• **AIM**
Reproduce the data below in full and exclude every picture.

• **PROVIDED MATERIAL**
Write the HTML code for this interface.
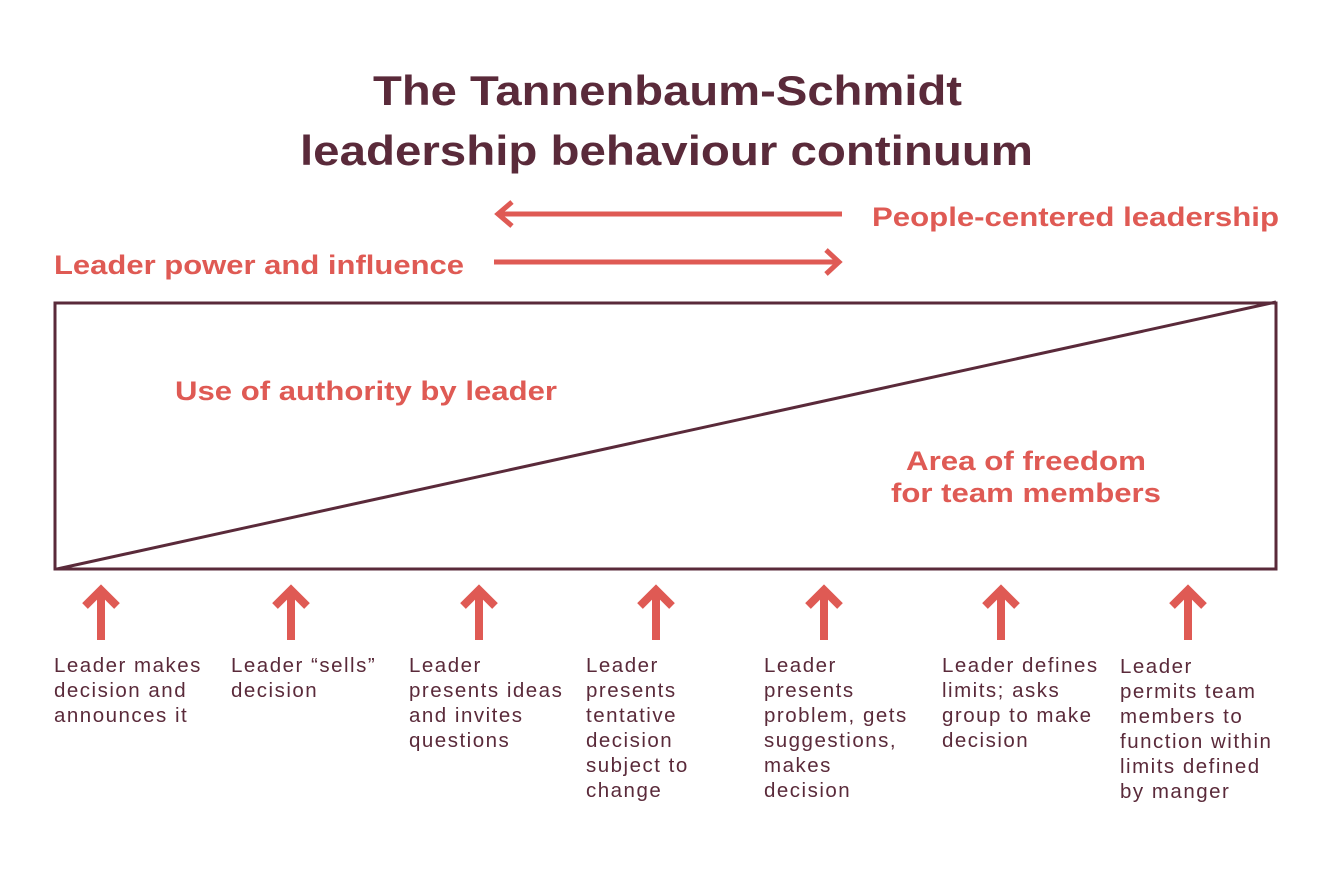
<!DOCTYPE html>
<html><head><meta charset="utf-8"><style>
body{margin:0;background:#fff;width:1333px;height:885px;overflow:hidden}
svg{display:block;font-family:"Liberation Sans",sans-serif}
.t{font-size:42px;font-weight:bold;fill:#5a2a3a}
.r{font-size:27px;font-weight:bold;fill:#df5a54}
.s{font-size:20.5px;fill:#5a2a3a;letter-spacing:1.5px}
</style></head><body>
<svg width="1333" height="885" viewBox="0 0 1333 885">
<text class="t" x="373" y="105" textLength="589" lengthAdjust="spacingAndGlyphs">The Tannenbaum-Schmidt</text>
<text class="t" x="300" y="165" textLength="733" lengthAdjust="spacingAndGlyphs">leadership behaviour continuum</text>
<g stroke="#df5a54" stroke-width="5" fill="none">
<line x1="842" y1="214" x2="499" y2="214"/><polyline points="512,202 498,214 512,226"/>
<line x1="494" y1="262" x2="838" y2="262"/><polyline points="826,250 839,262 826,274"/>
</g>
<text class="r" x="872" y="226" textLength="407" lengthAdjust="spacingAndGlyphs">People-centered leadership</text>
<text class="r" x="54" y="274" textLength="410" lengthAdjust="spacingAndGlyphs">Leader power and influence</text>
<rect x="55" y="303" width="1221" height="266" fill="none" stroke="#5a2a3a" stroke-width="3"/>
<line x1="57" y1="569" x2="1276" y2="302" stroke="#5a2a3a" stroke-width="3"/>
<text class="r" x="175" y="400" textLength="382" lengthAdjust="spacingAndGlyphs">Use of authority by leader</text>
<text class="r" x="906" y="470" textLength="240" lengthAdjust="spacingAndGlyphs">Area of freedom</text>
<text class="r" x="891" y="502" textLength="270" lengthAdjust="spacingAndGlyphs">for team members</text>
<g stroke="#df5a54" stroke-width="8" fill="none">
<g id="a"><line x1="101" y1="640" x2="101" y2="590"/><polyline points="85,606 101,590 117,606"/></g>
<use href="#a" x="190"/><use href="#a" x="378"/><use href="#a" x="555"/><use href="#a" x="723"/><use href="#a" x="900"/><use href="#a" x="1087"/>
</g>
<g class="s">
<text x="54" y="672">Leader makes</text><text x="54" y="697">decision and</text><text x="54" y="722">announces it</text>
<text x="231" y="672">Leader “sells”</text><text x="231" y="697">decision</text>
<text x="409" y="672">Leader</text><text x="409" y="697">presents ideas</text><text x="409" y="722">and invites</text><text x="409" y="747">questions</text>
<text x="586" y="672">Leader</text><text x="586" y="697">presents</text><text x="586" y="722">tentative</text><text x="586" y="747">decision</text><text x="586" y="772">subject to</text><text x="586" y="797">change</text>
<text x="764" y="672">Leader</text><text x="764" y="697">presents</text><text x="764" y="722">problem, gets</text><text x="764" y="747">suggestions,</text><text x="764" y="772">makes</text><text x="764" y="797">decision</text>
<text x="942" y="672">Leader defines</text><text x="942" y="697">limits; asks</text><text x="942" y="722">group to make</text><text x="942" y="747">decision</text>
<text x="1120" y="673">Leader</text><text x="1120" y="698">permits team</text><text x="1120" y="723">members to</text><text x="1120" y="748">function within</text><text x="1120" y="773">limits defined</text><text x="1120" y="798">by manger</text>
</g>
</svg>
</body></html>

• **FINISHED ANSWER**
Write the HTML code for this interface.
<!DOCTYPE html>
<html><head><meta charset="utf-8"><style>
body{margin:0;background:#fff;width:1333px;height:885px;overflow:hidden}
svg{display:block;font-family:"Liberation Sans",sans-serif}
.t{font-size:42px;font-weight:bold;fill:#5a2a3a}
.r{font-size:27px;font-weight:bold;fill:#df5a54}
.s{font-size:20.5px;fill:#5a2a3a;letter-spacing:1.5px}
</style></head><body>
<svg width="1333" height="885" viewBox="0 0 1333 885">
<text class="t" x="373" y="105" textLength="589" lengthAdjust="spacingAndGlyphs">The Tannenbaum-Schmidt</text>
<text class="t" x="300" y="165" textLength="733" lengthAdjust="spacingAndGlyphs">leadership behaviour continuum</text>
<g stroke="#df5a54" stroke-width="5" fill="none">
<line x1="842" y1="214" x2="499" y2="214"/><polyline points="512,202 498,214 512,226"/>
<line x1="494" y1="262" x2="838" y2="262"/><polyline points="826,250 839,262 826,274"/>
</g>
<text class="r" x="872" y="226" textLength="407" lengthAdjust="spacingAndGlyphs">People-centered leadership</text>
<text class="r" x="54" y="274" textLength="410" lengthAdjust="spacingAndGlyphs">Leader power and influence</text>
<rect x="55" y="303" width="1221" height="266" fill="none" stroke="#5a2a3a" stroke-width="3"/>
<line x1="57" y1="569" x2="1276" y2="302" stroke="#5a2a3a" stroke-width="3"/>
<text class="r" x="175" y="400" textLength="382" lengthAdjust="spacingAndGlyphs">Use of authority by leader</text>
<text class="r" x="906" y="470" textLength="240" lengthAdjust="spacingAndGlyphs">Area of freedom</text>
<text class="r" x="891" y="502" textLength="270" lengthAdjust="spacingAndGlyphs">for team members</text>
<g stroke="#df5a54" stroke-width="8" fill="none">
<g id="a"><line x1="101" y1="640" x2="101" y2="590"/><polyline points="85,606 101,590 117,606"/></g>
<use href="#a" x="190"/><use href="#a" x="378"/><use href="#a" x="555"/><use href="#a" x="723"/><use href="#a" x="900"/><use href="#a" x="1087"/>
</g>
<g class="s">
<text x="54" y="672">Leader makes</text><text x="54" y="697">decision and</text><text x="54" y="722">announces it</text>
<text x="231" y="672">Leader “sells”</text><text x="231" y="697">decision</text>
<text x="409" y="672">Leader</text><text x="409" y="697">presents ideas</text><text x="409" y="722">and invites</text><text x="409" y="747">questions</text>
<text x="586" y="672">Leader</text><text x="586" y="697">presents</text><text x="586" y="722">tentative</text><text x="586" y="747">decision</text><text x="586" y="772">subject to</text><text x="586" y="797">change</text>
<text x="764" y="672">Leader</text><text x="764" y="697">presents</text><text x="764" y="722">problem, gets</text><text x="764" y="747">suggestions,</text><text x="764" y="772">makes</text><text x="764" y="797">decision</text>
<text x="942" y="672">Leader defines</text><text x="942" y="697">limits; asks</text><text x="942" y="722">group to make</text><text x="942" y="747">decision</text>
<text x="1120" y="673">Leader</text><text x="1120" y="698">permits team</text><text x="1120" y="723">members to</text><text x="1120" y="748">function within</text><text x="1120" y="773">limits defined</text><text x="1120" y="798">by manger</text>
</g>
</svg>
</body></html>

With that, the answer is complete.